The rebar skeleton of a moai head that stood outside the Kahiki Supper Club for 39 years stands guard on the back patio of Huli Huli Tiki Lounge in Powell.
The rebar skeleton of a moai head that stood outside the Kahiki Supper Club for 39 years stands guard on the back patio of Huli Huli Tiki Lounge in Powell.

A 16-foot-tall piece of fire-spouting nostalgia from one of Columbus' most iconic restaurants stands guard these days on the back patio of a tiki bar in Powell. It's a figurative, not literal shell of its former self, because its shell of concrete and stucco has long since worn away.

"He is but a skeleton of rebar," Rick Ryan said of the moai head — or what's left of it — that stood with an identical twin outside the doors of the Kahiki Supper Club from 1961 until it was closed and razed in 2000.

Ryan is the manager of Huli Huli Tiki Lounge, 26 W. Olentangy St. in Powell, one of four Ohio tiki bars that surfs a continuing wave of nostalgia for the Polynesian-themed restaurants like Kahiki that flourished across the country in the 1950s and '60s. Huli Huli bought the Kahiki's moai about 1½ years ago from a private collector.

Here's what the moai heads looked like from their post at the entrance to the Kahiki Supper Club.
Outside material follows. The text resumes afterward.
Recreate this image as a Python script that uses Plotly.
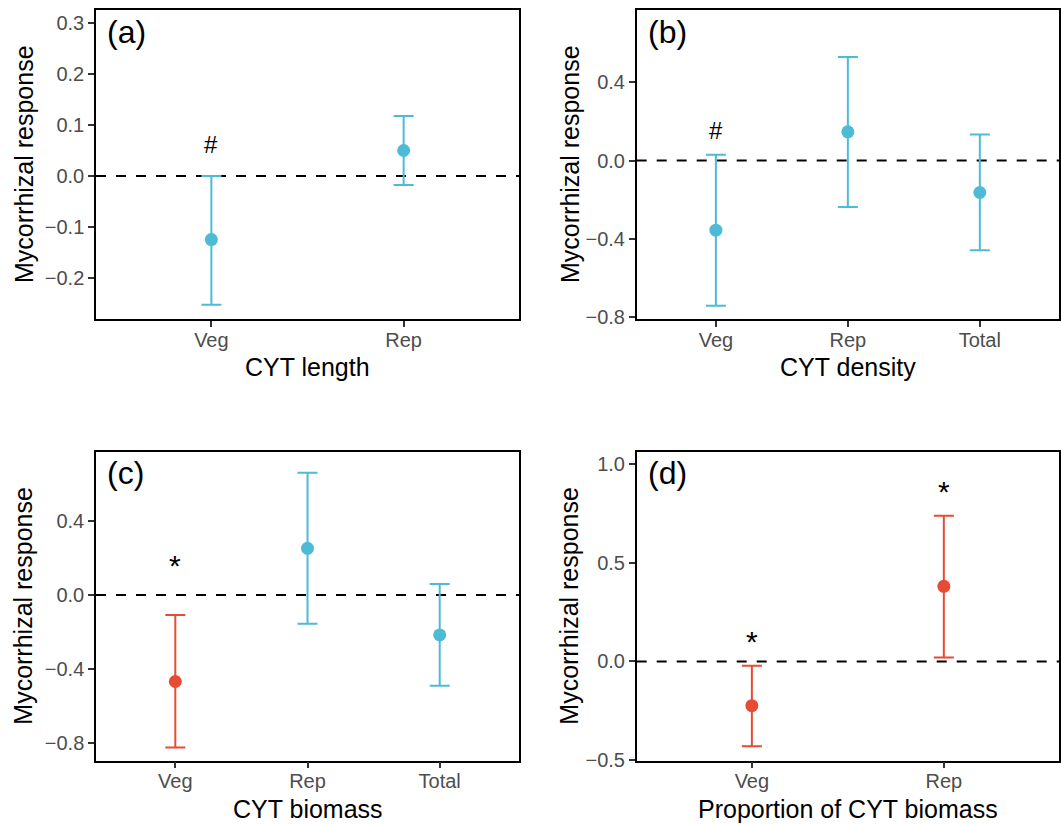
import plotly.graph_objects as go

BLUE = "#4DBBD5"
RED = "#E64B35"

# ---- data ----
a_cats = ["Veg", "Rep"]
a_mean = [-0.125, 0.050]
a_lo = [-0.253, -0.018]
a_hi = [0.000, 0.118]
a_col = [BLUE, BLUE]
a_sig = ["#", ""]
a_sig_y = [0.061, None]

b_cats = ["Veg", "Rep", "Total"]
b_mean = [-0.357, 0.147, -0.164]
b_lo = [-0.744, -0.238, -0.460]
b_hi = [0.029, 0.530, 0.133]
b_col = [BLUE, BLUE, BLUE]
b_sig = ["#", "", ""]
b_sig_y = [0.155, None, None]

c_cats = ["Veg", "Rep", "Total"]
c_mean = [-0.467, 0.251, -0.216]
c_lo = [-0.823, -0.155, -0.490]
c_hi = [-0.108, 0.658, 0.059]
c_col = [RED, BLUE, BLUE]
c_sig = ["*", "", ""]
c_sig_y = [0.16, None, None]

d_cats = ["Veg", "Rep"]
d_mean = [-0.225, 0.381]
d_lo = [-0.431, 0.020]
d_hi = [-0.022, 0.739]
d_col = [RED, RED]
d_sig = ["*", "*"]
d_sig_y = [0.10, 0.86]

x_titles = ["CYT length", "CYT density", "CYT biomass", "Proportion of CYT biomass"]
panel_labels = ["(a)", "(b)", "(c)", "(d)"]
y_title = "Mycorrhizal response"

a_ticks = [-0.2, -0.1, 0.0, 0.1, 0.2, 0.3]
a_ticktext = ["\u22120.2", "\u22120.1", "0.0", "0.1", "0.2", "0.3"]
b_ticks = [-0.8, -0.4, 0.0, 0.4]
b_ticktext = ["\u22120.8", "\u22120.4", "0.0", "0.4"]
c_ticks = [-0.8, -0.4, 0.0, 0.4]
c_ticktext = ["\u22120.8", "\u22120.4", "0.0", "0.4"]
d_ticks = [-0.5, 0.0, 0.5, 1.0]
d_ticktext = ["\u22120.5", "0.0", "0.5", "1.0"]

W, H = 1061, 824
panels = [
    dict(cats=a_cats, mean=a_mean, lo=a_lo, hi=a_hi, col=a_col, sig=a_sig, sig_y=a_sig_y,
         ticks=a_ticks, ticktext=a_ticktext, yrange=[-0.281, 0.326],
         xdom=[96 / W, 519 / W], ydom=[1 - 319 / H, 1 - 10 / H], ytx=23.5, xty=367),
    dict(cats=b_cats, mean=b_mean, lo=b_lo, hi=b_hi, col=b_col, sig=b_sig, sig_y=b_sig_y,
         ticks=b_ticks, ticktext=b_ticktext, yrange=[-0.812, 0.771],
         xdom=[636.7 / W, 1059 / W], ydom=[1 - 319 / H, 1 - 10 / H], ytx=569.5, xty=367),
    dict(cats=c_cats, mean=c_mean, lo=c_lo, hi=c_hi, col=c_col, sig=c_sig, sig_y=c_sig_y,
         ticks=c_ticks, ticktext=c_ticktext, yrange=[-0.894, 0.772],
         xdom=[96 / W, 519 / W], ydom=[1 - 760.7 / H, 1 - 451.7 / H], ytx=23.5, xty=808.5),
    dict(cats=d_cats, mean=d_mean, lo=d_lo, hi=d_hi, col=d_col, sig=d_sig, sig_y=d_sig_y,
         ticks=d_ticks, ticktext=d_ticktext, yrange=[-0.504, 1.064],
         xdom=[636.7 / W, 1059 / W], ydom=[1 - 760.7 / H, 1 - 451.7 / H], ytx=569.5, xty=808.5),
]

FONT = "Liberation Sans, Arial, sans-serif"
fig = go.Figure()
annotations = []
shapes = []

for i, p in enumerate(panels):
    n = i + 1
    xa = "x" if n == 1 else f"x{n}"
    ya = "y" if n == 1 else f"y{n}"
    xkey = "xaxis" if n == 1 else f"xaxis{n}"
    ykey = "yaxis" if n == 1 else f"yaxis{n}"
    ncat = len(p["cats"])

    for j, cat in enumerate(p["cats"]):
        fig.add_trace(go.Scatter(
            x=[j], y=[p["mean"][j]], xaxis=xa, yaxis=ya, mode="markers",
            marker=dict(color=p["col"][j], size=13),
            error_y=dict(type="data", symmetric=False,
                         array=[p["hi"][j] - p["mean"][j]],
                         arrayminus=[p["mean"][j] - p["lo"][j]],
                         color=p["col"][j], thickness=2, width=10),
            showlegend=False, hoverinfo="skip"))
        if p["sig"][j]:
            annotations.append(dict(
                x=j, y=p["sig_y"][j], xref=xa, yref=ya, text=p["sig"][j],
                showarrow=False,
                font=dict(size=24 if p["sig"][j] == "#" else 30, color="black", family=FONT),
                xanchor="center", yanchor="middle"))

    shapes.append(dict(type="line", xref=f"{xa} domain", yref=ya, x0=0, x1=1, y0=0, y1=0,
                       line=dict(color="black", width=2, dash="10px,10px"), layer="below"))

    annotations.append(dict(
        x=0.022, y=0.995, xref=f"{xa} domain", yref=f"{ya} domain", text=panel_labels[i],
        showarrow=False, font=dict(size=32, color="black", family=FONT),
        xanchor="left", yanchor="top"))

    annotations.append(dict(
        x=0.5, y=1 - p["xty"] / H, xref=f"{xa} domain", yref="paper", text=x_titles[i],
        showarrow=False, font=dict(size=25, color="black", family=FONT),
        xanchor="center", yanchor="middle"))
    annotations.append(dict(
        x=p["ytx"] / W, y=0.5, xref="paper", yref=f"{ya} domain", text=y_title,
        textangle=-90, showarrow=False, font=dict(size=25, color="black", family=FONT),
        xanchor="center", yanchor="middle"))

    fig.layout[xkey] = dict(
        domain=p["xdom"], anchor=ya, range=[-0.6, ncat - 0.4], automargin=False,
        tickmode="array", tickvals=list(range(ncat)), ticktext=p["cats"],
        showline=True, linecolor="black", linewidth=1.5, mirror=True,
        ticks="outside", ticklen=6, tickwidth=1.5, tickcolor="#333333",
        ticklabelstandoff=-4,
        tickfont=dict(size=20, color="#4D4D4D", family=FONT),
        showgrid=False, zeroline=False)
    fig.layout[ykey] = dict(
        domain=p["ydom"], anchor=xa, range=p["yrange"], automargin=False,
        tickmode="array", tickvals=p["ticks"], ticktext=p["ticktext"],
        showline=True, linecolor="black", linewidth=1.5, mirror=True,
        ticks="outside", ticklen=6, tickwidth=1.5, tickcolor="#333333",
        tickfont=dict(size=20, color="#4D4D4D", family=FONT),
        showgrid=False, zeroline=False)

fig.update_layout(
    width=W, height=H, margin=dict(l=0, r=0, t=0, b=0),
    paper_bgcolor="white", plot_bgcolor="white",
    annotations=annotations, shapes=shapes, showlegend=False,
    font=dict(family=FONT))

fig.write_html("out.html", config={"displayModeBar": False},
               post_script="document.body.style.margin='0';document.body.style.overflow='hidden';")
This photo was taken in 1997.
Here's what the moai heads looked like from their post at the entrance to the Kahiki Supper Club. This photo was taken in 1997.

It was the one on the left side of the Kahiki's entrance, Ryan said.

The 5-year-old Powell bar, whose specialty is cocktails served in ceramic mugs, will host an April 27 fundraiser to jumpstart a restoration of the statue that Ryan estimates could run from $15,000 to $20,000. The fundraiser will feature tropical food and drinks (some revived from the Kahiki's own menu), DJs, performances by a Columbus-based Polynesian dance company, and vendors selling tiki memorabilia.

It's a hefty price for a project that requires welders to strengthen the rebar, masons and sculptors to recreate the body of the statue, painters to reapply finer details and historians to ensure all the work hews as closely as possible to the original.

But Ryan is confident enough to share plans for any money raised over and above what it takes to restore the moai statue. It will help create a Kahiki trust fund to restore other items from the old restaurant, he said.

One of them still sits on the South Side at Tork Collaborative, where Tony Ball and a team of sculptors specialize in creating large-scale pieces. They were enlisted in 2019 to restore an 8-foot, 1,500-pound concrete monkey named George that had been inside Kahiki and outside the Grass Skirt Tiki Room, which operated Downtown on Grant Avenue from 2012 to 2019.

More: Saving George, the Kahiki's iconic tiki statue

The project has been on hold for a while, though, Ball said.

The moai heads and George were created for Kahiki by Columbus artist Philip E. Kientz, who also created Mr. Tree at Lazarus and the original COSI’s Street of Yesteryear. Both were made with a shell of rebar and iron mesh, a body of concrete and surface of textured stucco made to look like lava.